Pemandangan sungguh indah, hijau daun teh, kontur tanah dan batuan yang terkadang seolah menyembul dari tanah entah bagaimana caranya dan kapan terjadinya. Subhanallah. Pintu masuk sudah didepan mata. Petugas melongok ke dalam mobil dan menyebut sebuah angka. Uang diberikan, karcis masuk pun didapatkan sebagai gantinya. Turun terus sepanjang hijau daun teh, jalan kecil yang terkadang berlubang di sana sini. Mobil menepi di area kosong sebuah parkiran, sebuah rumah di sebelah kiri dan air tepat di depan mata, banyak jumlahnya.

Entah kenapa kebanyakan orang lebih senang menyebutnya Situ Patenggang, padahal situs wisata ini sebenarnya bernama Situ Patengan. Menurut cerita rakyat, tersebutlah dua orang anak manusia keturunan dewa yang saling mencinta, begitu dalam mestinya. Ki Santang dan Dewi Rengganis saling mencari, sayang tak jelas pula alasan terpisahnya mereka. Akhirnya mereka pun bertemu di sebuah tempat yang kelak disebut sebagai Batu Cinta. Dewi Rengganis meminta dibuatkan sebuah danau dan perahu untuk mengelilinya. Pulau tersebut disebut Pulau Asmara. Siapa saja yang singgah di Batu Cinta dan mengelilingi Pulau Asmara, cinta abadi dan mendalam seperti yang dimiliki Ki Santang dan Dewi Rengganis akan menjadi berkahnya. Duh indahnya. Kami pun naik sebuah perahu dayung untuk menuju Batu Cinta dan mengelilingi Pulau Asmara.

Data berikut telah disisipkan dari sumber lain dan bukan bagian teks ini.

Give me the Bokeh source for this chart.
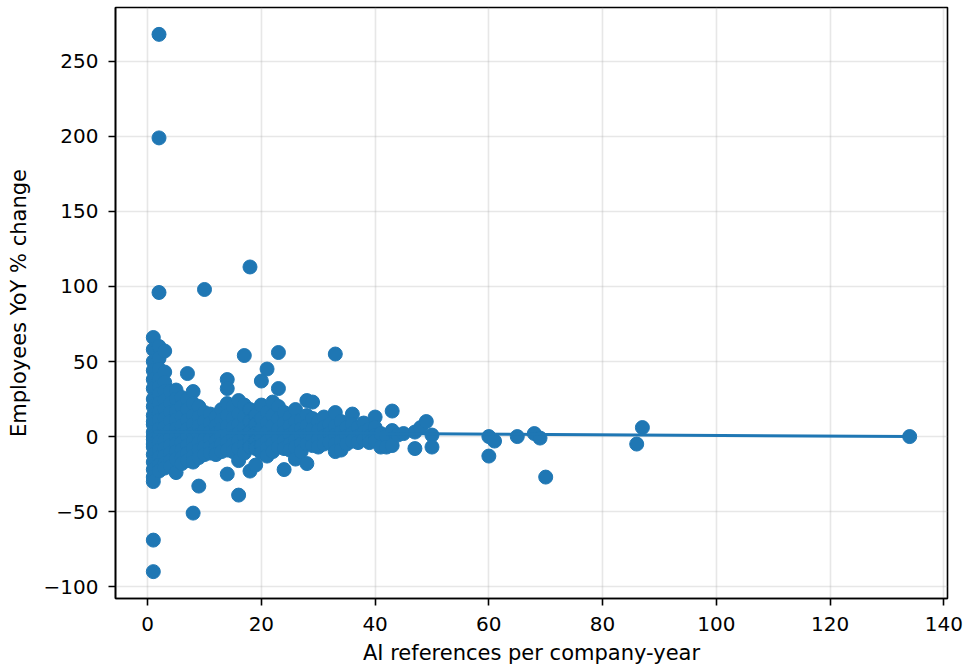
from bokeh.plotting import figure
from bokeh.models import Range1d, FixedTicker
from bokeh.embed import file_html
from bokeh.resources import INLINE

# AI references per company-year (x) and employees YoY % change (y)
ai_refs = [
    1, 1, 1, 1, 1, 1, 1, 1, 1, 1, 1, 1, 1, 1, 1, 1, 1, 1, 1, 1, 1, 1, 1,
    2, 2, 2, 2, 2, 2, 2, 2, 2, 2, 2, 2, 2, 2, 2, 2, 2, 2, 2,
    3, 3, 3, 3, 3, 3, 3, 3, 3, 3, 3, 3, 3, 3,
    4, 4, 4, 4, 4, 4, 4, 4, 4, 4,
    5, 5, 5, 5, 5, 5, 5, 5, 5, 5,
    6, 6, 6, 6, 6, 6, 6, 6, 6,
    7, 7, 7, 7, 7, 7, 7, 7, 7,
    8, 8, 8, 8, 8, 8, 8, 8, 8, 8,
    9, 9, 9, 9, 9, 9, 9, 9,
    10, 10, 10, 10, 10, 10, 10,
    11, 11, 11, 11, 11, 11,
    12, 12, 12, 12, 12, 12,
    13, 13, 13, 13, 13, 13,
    14, 14, 14, 14, 14, 14, 14, 14, 14,
    15, 15, 15, 15, 15, 15,
    16, 16, 16, 16, 16, 16, 16, 16,
    17, 17, 17, 17, 17, 17, 17,
    18, 18, 18, 18, 18, 18, 18,
    19, 19, 19, 19, 19, 19,
    20, 20, 20, 20, 20, 20, 20,
    21, 21, 21, 21, 21, 21, 21,
    22, 22, 22, 22, 22, 22,
    23, 23, 23, 23, 23, 23, 23,
    24, 24, 24, 24, 24, 24,
    25, 25, 25, 25, 25,
    26, 26, 26, 26, 26, 26,
    27, 27, 27, 27, 27,
    28, 28, 28, 28, 28, 28,
    29, 29, 29, 29, 29,
    30, 30, 30, 30,
    31, 31, 31, 31,
    32, 32, 32,
    33, 33, 33, 33, 33, 33,
    34, 34, 34, 34,
    35, 35, 35,
    36, 36, 36, 36,
    37, 37, 37,
    38, 38, 38,
    39, 39, 39,
    40, 40, 40, 40,
    41, 41,
    42, 42,
    43, 43, 43,
    44,
    45,
    47, 47,
    48,
    49,
    50, 50,
    60, 60,
    61,
    65,
    68,
    69,
    70,
    86,
    87,
    134,
]

employees_yoy = [
    66, 58, 50, 44, 38, 32, 25, 20, 14, 10, 8, 3, 0, -2, -5, -7, -12, -17, -22, -27, -30, -69, -90,
    268, 199, 96, 60, 52, 45, 38, 33, 28, 22, 16, 11, 5, 0, -4, -9, -14, -19, -23,
    57, 43, 36, 30, 24, 18, 12, 6, 1, -3, -8, -13, -18, -21,
    30, 22, 16, 10, 4, -1, -6, -11, -16, -20,
    31, 25, 17, 11, 5, 0, -5, -10, -15, -24,
    26, 20, 13, 7, 1, -4, -9, -14, -18,
    42, 25, 18, 11, 5, 0, -6, -11, -16,
    30, 22, 14, 8, 2, -3, -8, -13, -17, -51,
    20, 13, 7, 1, -4, -9, -14, -33,
    98, 16, 10, 4, -2, -7, -12,
    15, 9, 3, -2, -7, -11,
    13, 7, 2, -3, -8, -12,
    18, 11, 5, 0, -5, -10,
    38, 32, 22, 14, 7, 1, -4, -9, -25,
    20, 12, 6, 0, -5, -10,
    24, 15, 8, 2, -3, -8, -16, -39,
    54, 21, 13, 6, 0, -6, -11,
    113, 18, 10, 3, -2, -7, -23,
    14, 8, 2, -3, -8, -19,
    37, 21, 12, 5, -1, -6, -11,
    45, 16, 9, 3, -3, -8, -13,
    23, 14, 7, 0, -5, -10,
    56, 32, 20, 12, 5, -1, -7,
    16, 9, 3, -3, -8, -22,
    13, 7, 1, -5, -9,
    18, 10, 4, -2, -7, -15,
    11, 5, 0, -5, -10,
    24, 14, 7, 1, -5, -18,
    23, 12, 5, -1, -6,
    10, 4, -2, -7,
    13, 6, 0, -5,
    8, 2, -4,
    55, 16, 7, 1, -5, -10,
    10, 3, -3, -9,
    6, 0, -5,
    15, 8, 2, -3,
    6, 0, -4,
    9, 3, -2,
    5, 0, -4,
    13, 6, 1, -3,
    2, -7,
    0, -7,
    17, 4, -6,
    1,
    2,
    3, -8,
    6,
    10,
    1, -7,
    0, -13,
    -3,
    0,
    2,
    -1,
    -27,
    -5,
    6,
    0,
]

assert len(ai_refs) == len(employees_yoy), (len(ai_refs), len(employees_yoy))

# Fitted regression line (intercept, slope)
fit_intercept = 3.0
fit_slope = -0.022

x_ticks = [0, 20, 40, 60, 80, 100, 120, 140]
y_ticks = [-100, -50, 0, 50, 100, 150, 200, 250]

x_label = "AI references per company-year"
y_label = "Employees YoY % change"

BLUE = "#1f77b4"
FONT = "DejaVu Sans"

x_min, x_max = min(ai_refs), max(ai_refs)
y_min, y_max = min(employees_yoy), max(employees_yoy)
xm = (x_max - x_min) * 0.05
ym = (y_max - y_min) * 0.05

p = figure(
    width=963, height=668,
    output_backend="svg", toolbar_location=None,
    x_range=Range1d(x_min - xm, x_max + xm),
    y_range=Range1d(y_min - ym, y_max + ym),
    min_border_left=115, min_border_right=16, min_border_top=7, min_border_bottom=70,
    background_fill_color="white", border_fill_color="white",
)

p.scatter(ai_refs, employees_yoy, size=14, fill_color=BLUE, line_color=BLUE, line_width=1)

line_x = [x_min, x_max]
line_y = [fit_intercept + fit_slope * v for v in line_x]
p.line(line_x, line_y, line_color=BLUE, line_width=3)

p.xaxis.ticker = FixedTicker(ticks=x_ticks)
p.yaxis.ticker = FixedTicker(ticks=y_ticks)
p.yaxis.major_label_overrides = {t: str(t).replace("-", "\u2212") for t in y_ticks if t < 0}

p.xaxis.axis_label = x_label
p.yaxis.axis_label = y_label

for ax in (p.xaxis, p.yaxis):
    ax.axis_label_text_font = FONT
    ax.axis_label_text_font_size = "21px"
    ax.axis_label_text_font_style = "normal"
    ax.axis_label_text_color = "black"
    ax.major_label_text_font = FONT
    ax.major_label_text_font_size = "20px"
    ax.major_label_text_color = "black"
    ax.axis_line_color = "black"
    ax.axis_line_width = 1.6
    ax.major_tick_line_color = "black"
    ax.major_tick_line_width = 1.6
    ax.major_tick_in = 0
    ax.major_tick_out = 7
    ax.minor_tick_line_color = None

p.xaxis.major_label_standoff = 11
p.xaxis.axis_label_standoff = 7
p.yaxis.major_label_standoff = 10
p.yaxis.axis_label_standoff = 10

p.grid.grid_line_color = "#b0b0b0"
p.grid.grid_line_alpha = 0.3
p.grid.grid_line_width = 1.6

p.outline_line_color = "black"
p.outline_line_width = 1.6
p.outline_line_alpha = 1.0

open("out.html", "w").write(file_html(p, INLINE))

Karena saya lupa menanyakan namanya, kita sebut saja Mang Oyo. Mang Oyo mendayung perahu yang kami tumpangi. Kata Mang Oyo, ada 33 perahu yang beroperasi di Situ Patenggang. Enam diantaranya bermotor. Ukuran perahu rata-rata sama, bisa menampung kira-kira 15 penumpang. Ketika ditanyakan kenapa cuma enam yang bermotor, jawabnya ini aturan dari Koperasi. Semua perahu dimiliki Koperasi dan disewakan. Mang Oyo ini harus menyetor hasil menyewakan dan mendayung perahu kepada Koperasi. Sehari cuma dapat jatah sekali. Pekerjaan menyewakan dan mendayung perahu ini cuma sambilan saja., menjadi pemetik daun teh adalah yang utama. Ceritanya lagi, sehari kira2 bisa memetik 50 kg daun teh, dan hanya kira2 10 kg saja pada saat musim kemarau. Satu kilogram daun teh dihargai Rp. 350,00. Hitung sendiri berapa yang bisa dibawanya pulang setiap harinya. Produk teh yang dihasilkan perkebunan ini dikenal dan dijual dengan nama Teh Walini. Enak lho tehnya, cobain aja kalau nggak percaya.



Ah minum bandrek setelah mengelilingi situ tentu uenaak mestinya. Siapa tahu bisa membantu melawan dinginnya udara. Merek bandrek yang bisa dijumpai di warung-warung di sekitar situ adalah bandrek Abah. Bandrek Abah ini mulai diproduksi sejak tahun 1982, tanpa bahan pengawet dan ada expire datenya. Jangan lupa “Kocok Sebelum di Konsumsi” seperti yang tertulis di label baru yang terpasang di tiap botolnya.



Warung-warung di seputaran Situ ada puluhan jumlahnya. Mulai yang menawarkan sekedar gorengan, strawberry segar, juice strawberry botolan, ayam goreng dan bakar, bakso, dan cindera mata. Tak ada yang menarik saya untuk membelinya, sayang ya, sebenarnya dengan membelinya kan bisa menaikkan tingkat konsumsi pasar dalam negeri yang pada akhirnya memberikan kontribusi terhadap positifnya angka pertumbuhan ekonomi, cuma tiga negara di Asia lho yang angka pertumbuhan ekonominya tetap positif dan tak mengalami kontraksi walaupun krisis sedang melanda dunia, hebat kan Indonesia….hahahaha. Perjalanan saya terhenti di depan sebuah warung yang menawarkan kaca mata. Lihat sendiri photonya, anda pasti bisa menebak apa alasan saya berhenti di depannya.



Waktunya pergi meninggalkan Situ tiba, sudah pukul 14:30,saatnya menuju obyek wisata kedua seperti dalam rencana. Ternyata di pintu keluar seorang pengamen sudah menyiapkan lagu perpisahan sekaligus ajakan untuk kembali datang, entah kapan.